TO DO: Below is a listing; write it out exactly and drop any images from it.

%%

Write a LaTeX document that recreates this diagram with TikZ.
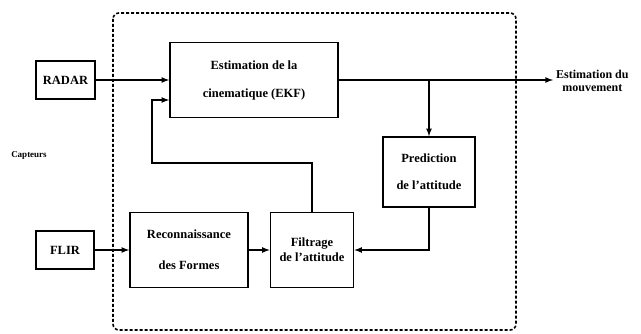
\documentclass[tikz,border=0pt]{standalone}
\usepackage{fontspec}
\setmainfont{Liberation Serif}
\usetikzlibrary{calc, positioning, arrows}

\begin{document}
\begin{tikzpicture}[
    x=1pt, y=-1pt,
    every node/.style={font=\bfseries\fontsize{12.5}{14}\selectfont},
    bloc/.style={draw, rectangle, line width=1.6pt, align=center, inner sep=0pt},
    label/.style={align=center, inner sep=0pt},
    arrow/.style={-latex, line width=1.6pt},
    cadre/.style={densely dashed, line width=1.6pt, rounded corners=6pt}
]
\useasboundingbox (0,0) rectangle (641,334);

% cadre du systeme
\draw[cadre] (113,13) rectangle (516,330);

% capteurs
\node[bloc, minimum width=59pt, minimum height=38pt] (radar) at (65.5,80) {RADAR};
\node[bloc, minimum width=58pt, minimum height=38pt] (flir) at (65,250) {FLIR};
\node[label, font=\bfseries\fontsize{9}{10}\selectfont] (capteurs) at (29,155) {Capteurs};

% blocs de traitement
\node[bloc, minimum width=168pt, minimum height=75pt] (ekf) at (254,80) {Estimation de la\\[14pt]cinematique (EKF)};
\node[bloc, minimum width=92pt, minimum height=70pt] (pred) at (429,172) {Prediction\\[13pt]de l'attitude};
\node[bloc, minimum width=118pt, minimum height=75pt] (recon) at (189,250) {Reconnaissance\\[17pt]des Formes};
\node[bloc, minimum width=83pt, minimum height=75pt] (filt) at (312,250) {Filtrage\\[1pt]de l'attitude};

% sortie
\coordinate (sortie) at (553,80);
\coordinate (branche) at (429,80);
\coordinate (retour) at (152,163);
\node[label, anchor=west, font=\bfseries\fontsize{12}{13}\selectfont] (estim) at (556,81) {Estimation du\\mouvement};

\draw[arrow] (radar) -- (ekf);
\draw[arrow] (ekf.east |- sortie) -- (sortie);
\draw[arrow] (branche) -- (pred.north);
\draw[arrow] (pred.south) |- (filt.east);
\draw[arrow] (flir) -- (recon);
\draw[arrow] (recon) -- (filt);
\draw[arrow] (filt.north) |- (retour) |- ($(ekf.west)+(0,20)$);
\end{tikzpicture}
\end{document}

%%

EXPECTED ANSWER:
Write a LaTeX document that recreates this diagram with TikZ.
\documentclass[tikz,border=0pt]{standalone}
\usepackage{fontspec}
\setmainfont{Liberation Serif}
\usetikzlibrary{calc, positioning, arrows}

\begin{document}
\begin{tikzpicture}[
    x=1pt, y=-1pt,
    every node/.style={font=\bfseries\fontsize{12.5}{14}\selectfont},
    bloc/.style={draw, rectangle, line width=1.6pt, align=center, inner sep=0pt},
    label/.style={align=center, inner sep=0pt},
    arrow/.style={-latex, line width=1.6pt},
    cadre/.style={densely dashed, line width=1.6pt, rounded corners=6pt}
]
\useasboundingbox (0,0) rectangle (641,334);

% cadre du systeme
\draw[cadre] (113,13) rectangle (516,330);

% capteurs
\node[bloc, minimum width=59pt, minimum height=38pt] (radar) at (65.5,80) {RADAR};
\node[bloc, minimum width=58pt, minimum height=38pt] (flir) at (65,250) {FLIR};
\node[label, font=\bfseries\fontsize{9}{10}\selectfont] (capteurs) at (29,155) {Capteurs};

% blocs de traitement
\node[bloc, minimum width=168pt, minimum height=75pt] (ekf) at (254,80) {Estimation de la\\[14pt]cinematique (EKF)};
\node[bloc, minimum width=92pt, minimum height=70pt] (pred) at (429,172) {Prediction\\[13pt]de l'attitude};
\node[bloc, minimum width=118pt, minimum height=75pt] (recon) at (189,250) {Reconnaissance\\[17pt]des Formes};
\node[bloc, minimum width=83pt, minimum height=75pt] (filt) at (312,250) {Filtrage\\[1pt]de l'attitude};

% sortie
\coordinate (sortie) at (553,80);
\coordinate (branche) at (429,80);
\coordinate (retour) at (152,163);
\node[label, anchor=west, font=\bfseries\fontsize{12}{13}\selectfont] (estim) at (556,81) {Estimation du\\mouvement};

\draw[arrow] (radar) -- (ekf);
\draw[arrow] (ekf.east |- sortie) -- (sortie);
\draw[arrow] (branche) -- (pred.north);
\draw[arrow] (pred.south) |- (filt.east);
\draw[arrow] (flir) -- (recon);
\draw[arrow] (recon) -- (filt);
\draw[arrow] (filt.north) |- (retour) |- ($(ekf.west)+(0,20)$);
\end{tikzpicture}
\end{document}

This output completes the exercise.